Variety is the Spice of Your Running Life - Part 2

This is what I mean by variety: just when your body is getting pretty smug about how fit it is getting, you pull the rug out from under it and give it something uniquely challenging. Instead of running the same hill at your best pace, for example, you turn on the heat with very short hill repetitions. Instead of focusing completely on the repetitive movements associated with running, you embark on an intense six-week program of whole-body proprioceptive work to improve your overall coordination and efficiency. Or, instead of relying on ‘tempo’ workouts to lift your lactate threshold, you substitute much shorter – but more intense – intervals to give your lactate-processing abilities a boost. Overall, you prod your body into continuing the improvement process instead of resting on its laurels.
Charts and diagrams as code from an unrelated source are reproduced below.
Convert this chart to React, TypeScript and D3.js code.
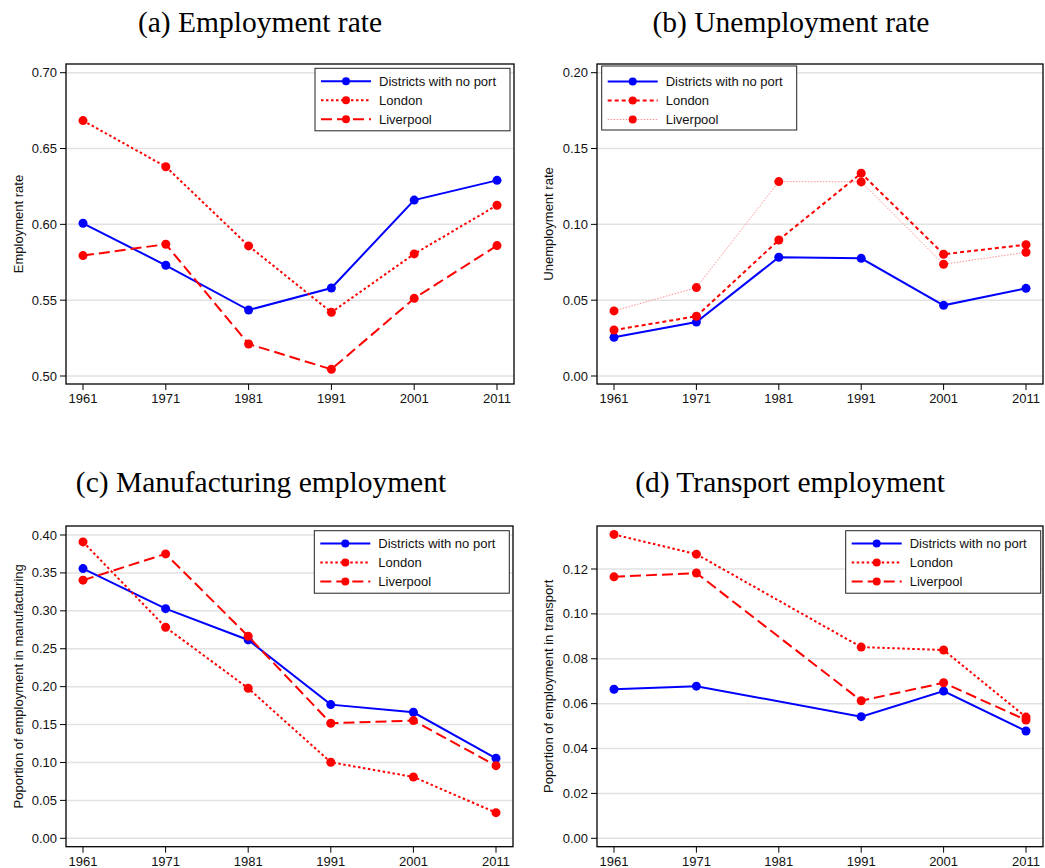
import React from "react";
import { scaleLinear, line } from "d3";

// four panels of census outcomes, 1961-2011
const years = [1961, 1971, 1981, 1991, 2001, 2011];
const seriesNames = ["Districts with no port", "London", "Liverpool"];

const empNoPort = [0.6007, 0.573, 0.5435, 0.558, 0.616, 0.629];
const empLondon = [0.6684, 0.638, 0.5858, 0.542, 0.5805, 0.6126];
const empLiverpool = [0.5794, 0.5869, 0.5211, 0.5044, 0.5512, 0.586];

const unempNoPort = [0.0255, 0.0356, 0.0783, 0.0776, 0.0466, 0.0578];
const unempLondon = [0.0303, 0.0394, 0.0897, 0.1337, 0.0803, 0.0866];
const unempLiverpool = [0.0429, 0.0583, 0.1282, 0.128, 0.0737, 0.0816];

const manufNoPort = [0.3557, 0.3029, 0.2616, 0.1763, 0.1662, 0.1055];
const manufLondon = [0.3909, 0.2783, 0.1979, 0.1003, 0.0809, 0.0338];
const manufLiverpool = [0.3404, 0.3751, 0.2665, 0.1517, 0.1552, 0.0958];

// no transport figures for 1981
const transNoPort = [0.0664, 0.0678, null, 0.0542, 0.0656, 0.0478];
const transLondon = [0.1354, 0.1266, null, 0.0852, 0.0839, 0.054];
const transLiverpool = [0.1165, 0.1182, null, 0.0613, 0.0693, 0.0527];

const ticksA = [0.5, 0.55, 0.6, 0.65, 0.7];
const ticksB = [0, 0.05, 0.1, 0.15, 0.2];
const ticksC = [0, 0.05, 0.1, 0.15, 0.2, 0.25, 0.3, 0.35, 0.4];
const ticksD = [0, 0.02, 0.04, 0.06, 0.08, 0.1, 0.12];

const BLUE = "#0000ff";
const RED = "#ff0000";
const SANS = "'Liberation Sans', Arial, Helvetica, sans-serif";
const SERIF = "'Liberation Serif', 'Times New Roman', serif";

const styleMain = [
  { color: BLUE, width: 2, dash: undefined, mark: BLUE },
  { color: RED, width: 2, dash: "2.5,2.5", mark: RED },
  { color: RED, width: 2, dash: "11,5", mark: RED },
];
const styleUnemp = [
  { color: BLUE, width: 2, dash: undefined, mark: BLUE },
  { color: RED, width: 2, dash: "4,3", mark: RED },
  { color: "#ff9090", width: 1, dash: "1.5,1.5", mark: RED },
];

const panels = [
  {
    title: "(a) Employment rate", titleX: 260, titleY: 32,
    box: { l: 66, t: 64, r: 514, b: 384 },
    yDomain: [0.5, 0.7], yRange: [376, 72.7], ticks: ticksA,
    yLabel: "Employment rate", labelX: 18,
    data: [empNoPort, empLondon, empLiverpool], styles: styleMain,
    legend: { x: 315, y: 68.3, h: 62.5, top: 13 },
  },
  {
    title: "(b) Unemployment rate", titleX: 791, titleY: 32,
    box: { l: 597, t: 64, r: 1043, b: 384 },
    yDomain: [0, 0.2], yRange: [376, 72.7], ticks: ticksB,
    yLabel: "Unemployment rate", labelX: 548,
    data: [unempNoPort, unempLondon, unempLiverpool], styles: styleUnemp,
    legend: { x: 601.7, y: 66, h: 64, top: 15.5 },
  },
  {
    title: "(c) Manufacturing employment", titleX: 261, titleY: 492,
    box: { l: 66, t: 526, r: 513, b: 846.7 },
    yDomain: [0, 0.4], yRange: [838.3, 535], ticks: ticksC,
    yLabel: "Poportion of employment in manufacturing", labelX: 18,
    data: [manufNoPort, manufLondon, manufLiverpool], styles: styleMain,
    legend: { x: 314.3, y: 530.7, h: 62.5, top: 12.8 },
  },
  {
    title: "(d) Transport employment", titleX: 790, titleY: 492,
    box: { l: 597, t: 526, r: 1043, b: 846.7 },
    yDomain: [0, 0.12], yRange: [838.3, 569], ticks: ticksD,
    yLabel: "Poportion of employment in transport", labelX: 548,
    data: [transNoPort, transLondon, transLiverpool], styles: styleMain,
    legend: { x: 845.7, y: 530.7, h: 62.5, top: 12.8 },
  },
];

function Panel({ p }) {
  const { box } = p;
  const x = scaleLinear().domain([1961, 2011]).range([box.l + 17, box.r - 17]);
  const y = scaleLinear().domain(p.yDomain).range(p.yRange);
  const lineGen = line().x((d) => x(d[0])).y((d) => y(d[1]));
  const midY = (box.t + box.b) / 2;
  const lg = p.legend;

  return (
    <g>
      <text x={p.titleX} y={p.titleY} textAnchor="middle" fontFamily={SERIF} fontSize={29.5} fill="#000">
        {p.title}
      </text>
      {p.ticks.map((t) => (
        <g key={t}>
          <line x1={box.l} x2={box.r} y1={y(t)} y2={y(t)} stroke="#e2e2e2" strokeWidth={1.5} />
          <line x1={box.l - 6} x2={box.l} y1={y(t)} y2={y(t)} stroke="#000" strokeWidth={1} />
          <text x={box.l - 9} y={y(t)} dy="0.35em" textAnchor="end" fontFamily={SANS} fontSize={13} fill="#111">
            {t.toFixed(2)}
          </text>
        </g>
      ))}
      {years.map((yr) => (
        <g key={yr}>
          <line x1={x(yr)} x2={x(yr)} y1={box.b} y2={box.b + 6} stroke="#000" strokeWidth={1} />
          <text x={x(yr)} y={box.b + 19} textAnchor="middle" fontFamily={SANS} fontSize={13} fill="#111">
            {yr}
          </text>
        </g>
      ))}
      <text
        transform={`translate(${p.labelX},${midY}) rotate(-90)`}
        textAnchor="middle" dy="0.35em" fontFamily={SANS} fontSize={13} fill="#111"
      >
        {p.yLabel}
      </text>
      {p.data.map((vals, i) => {
        const pts = years.map((yr, j) => [yr, vals[j]]).filter((d) => d[1] != null);
        const s = p.styles[i];
        return (
          <g key={i}>
            <path d={lineGen(pts)} fill="none" stroke={s.color} strokeWidth={s.width} strokeDasharray={s.dash} />
            {pts.map((d) => (
              <circle key={d[0]} cx={x(d[0])} cy={y(d[1])} r={4.5} fill={s.mark} />
            ))}
          </g>
        );
      })}
      <rect x={box.l} y={box.t} width={box.r - box.l} height={box.b - box.t} fill="none" stroke="#000" strokeWidth={1.3} />
      <g transform={`translate(${lg.x},${lg.y})`}>
        <rect x={0} y={0} width={195} height={lg.h} fill="#fff" stroke="#222" strokeWidth={1} />
        {seriesNames.map((name, i) => {
          const s = p.styles[i];
          const ry = lg.top + i * 19;
          return (
            <g key={name}>
              <line x1={6} x2={56} y1={ry} y2={ry} stroke={s.color} strokeWidth={s.width} strokeDasharray={s.dash} />
              <circle cx={31} cy={ry} r={4} fill={s.mark} />
              <text x={64} y={ry} dy="0.35em" fontFamily={SANS} fontSize={13} fill="#111">
                {name}
              </text>
            </g>
          );
        })}
      </g>
    </g>
  );
}

export default function App() {
  return (
    <svg width={1045} height={868} style={{ position: "absolute", left: 0, top: 0, background: "#fff" }}>
      <rect width={1045} height={868} fill="#fff" />
      {panels.map((p) => (
        <Panel key={p.title} p={p} />
      ))}
    </svg>
  );
}
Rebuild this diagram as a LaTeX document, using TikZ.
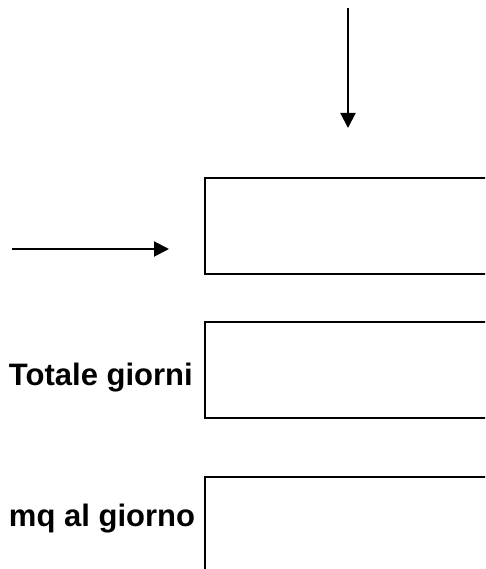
\documentclass[tikz,border=0pt]{standalone}
\usepackage{fontspec}
\setmainfont{Liberation Sans}
\usetikzlibrary{arrows.meta}

\tikzset{inbox/.style={draw,rectangle,minimum width=300pt,minimum height=96pt,anchor=north west,inner sep=0pt}}
\tikzset{boxlabel/.style={anchor=base west,inner sep=0pt,font=\fontsize{31}{36}\selectfont\bfseries}}

\begin{document}
\begin{tikzpicture}[x=1pt,y=-1pt,line width=2pt]
    \useasboundingbox (0,0) rectangle (485,569);
    \clip (0,0) rectangle (485,569);
    \node[inbox] (box1) at (204,177) {};
    \node[inbox] (box2) at (204,321) {};
    \node[inbox] (box3) at (204,476) {};
    \node[boxlabel] (tot) at (8,385) {Totale giorni};
    \node[boxlabel] (mq) at (8,526) {mq al giorno};
    \coordinate (top) at (348,8);
    \coordinate (topend) at (348,128);
    \coordinate (left) at (12,249);
    \coordinate (leftend) at (169,249);
    \draw[-{Triangle[length=15pt,width=15pt]}] (top) -- (topend);
    \draw[-{Triangle[length=15pt,width=15pt]}] (left) -- (leftend);
\end{tikzpicture}
\end{document}
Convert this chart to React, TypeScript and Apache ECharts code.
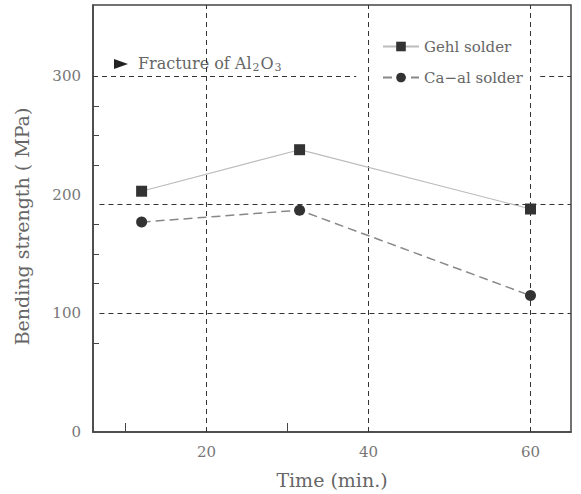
import React, { useEffect, useRef } from "react";
import * as echarts from "echarts";

const times = [12, 31.5, 60];
const gehlSolder = [203, 238, 188];
const caAlSolder = [177, 187, 115];
const xLabelValues = [20, 40, 60];
const xMinorTicks = [10, 30];
const yLabelValues = [0, 100, 200, 300];
const yMinorTicks = [75, 125, 150, 175, 225, 250, 275];
const vGridLines = [20, 40, 60];
const hGridLines = [192, 100];
const fractureLevel = 300;

const FONT = "'DejaVu Serif', 'Liberation Serif', serif";

export default function App() {
  const ref = useRef<HTMLDivElement>(null);
  useEffect(() => {
    if (!ref.current) return;
    const chart = echarts.init(ref.current, null, { renderer: "svg" });
    const dash = { type: [5, 4] as any, color: "#333", width: 1 };
    const markData: any[] = [];
    vGridLines.forEach((v) =>
      markData.push([{ coord: [v, 0] }, { coord: [v, 360] }])
    );
    hGridLines.forEach((h) =>
      markData.push([{ coord: [6.8, h] }, { coord: [65, h] }])
    );
    markData.push([{ coord: [6, fractureLevel] }, { coord: [38.5, fractureLevel] }]);
    markData.push([{ coord: [61.2, fractureLevel] }, { coord: [65, fractureLevel] }]);

    chart.setOption({
      animation: false,
      grid: {
        left: 93,
        right: 10,
        top: 5,
        bottom: 62,
        show: true,
        borderColor: "#444",
        borderWidth: 1.5,
        outerBoundsMode: "none",
        containLabel: false,
      },
      legend: {
        orient: "vertical",
        left: 377,
        top: 34,
        itemWidth: 36,
        itemHeight: 12,
        itemGap: 16,
        textStyle: { fontFamily: FONT, fontSize: 15, color: "#666" },
        data: ["Gehl solder", "Ca\u2212al solder"],
      },
      xAxis: {
        type: "value",
        min: 6,
        max: 65,
        name: "Time (min.)",
        nameLocation: "middle",
        nameGap: 38,
        nameTextStyle: { fontFamily: FONT, fontSize: 19, color: "#666" },
        axisLine: { lineStyle: { color: "#444", width: 1.5 } },
        axisTick: {
          show: true,
          inside: true,
          length: 9,
          customValues: xMinorTicks,
          lineStyle: { color: "#444" },
        },
        axisLabel: {
          customValues: xLabelValues,
          fontFamily: FONT,
          fontSize: 15,
          color: "#777",
          margin: 12,
        },
        splitLine: { show: false },
      },
      yAxis: {
        type: "value",
        min: 0,
        max: 360,
        name: "Bending strength ( MPa)",
        nameLocation: "middle",
        nameGap: 62,
        nameTextStyle: { fontFamily: FONT, fontSize: 19, color: "#666", padding: [0, 16, 0, 0] },
        axisLine: { show: true, lineStyle: { color: "#444", width: 1.5 } },
        axisTick: {
          show: true,
          inside: true,
          length: 6,
          customValues: yMinorTicks,
          lineStyle: { color: "#444" },
        },
        axisLabel: {
          customValues: yLabelValues,
          fontFamily: FONT,
          fontSize: 15,
          color: "#777",
          margin: 12,
        },
        splitLine: { show: false },
      },
      graphic: [
        {
          type: "polygon",
          shape: { points: [[114, 59], [114, 69], [128, 64]] },
          style: { fill: "#222" },
        },
        {
          type: "text",
          left: 138,
          top: 55,
          style: {
            text: "{a|Fracture of Al}{s|2}{a|O}{s|3}",
            rich: {
              a: { fontFamily: FONT, fontSize: 16, fill: "#666" },
              s: { fontFamily: FONT, fontSize: 11, fill: "#666", padding: [8, 1, 0, 1] },
            },
          },
        },
      ],
      series: [
        {
          name: "Gehl solder",
          type: "line",
          data: times.map((t, i) => [t, gehlSolder[i]]),
          symbol: "rect",
          symbolSize: 11,
          itemStyle: { color: "#333" },
          lineStyle: { color: "#bbb", width: 1.2 },
          z: 5,
          markLine: {
            silent: true,
            symbol: "none",
            label: { show: false },
            lineStyle: dash,
            data: markData,
            z: 1,
          },
        },
        {
          name: "Ca\u2212al solder",
          type: "line",
          data: times.map((t, i) => [t, caAlSolder[i]]),
          symbol: "circle",
          symbolSize: 11,
          itemStyle: { color: "#333" },
          lineStyle: { color: "#888", width: 1.5, type: [9, 5] },
          z: 5,
        },
      ],
    });
    return () => chart.dispose();
  }, []);
  return <div ref={ref} style={{ width: 581, height: 494, position: "absolute", left: 0, top: 0 }} />;
}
Note, however, that using variety in your training does not always mean making your workouts tougher; in fact, sometimes you should make them easier. Instead of your usual 60-minute run, you might go out for just 30 minutes; and instead of training for eight hours per week, you might cut back to four. Again, you are prodding your body into continuing its improvement, but this time you are doing so by letting it recover from the hard work you have done. In effect, the training stimulus is drastically reduced, but the stimulus to synthesize new things within your neuromuscular and cardiovascular systems is accentuated. A period of 5-7 days of very light training often does a great job of augmenting fitness; and you can add these periods of lightness to your training every 3-5 weeks, or whenever sluggishness and fatigue hang around for more than a day or so.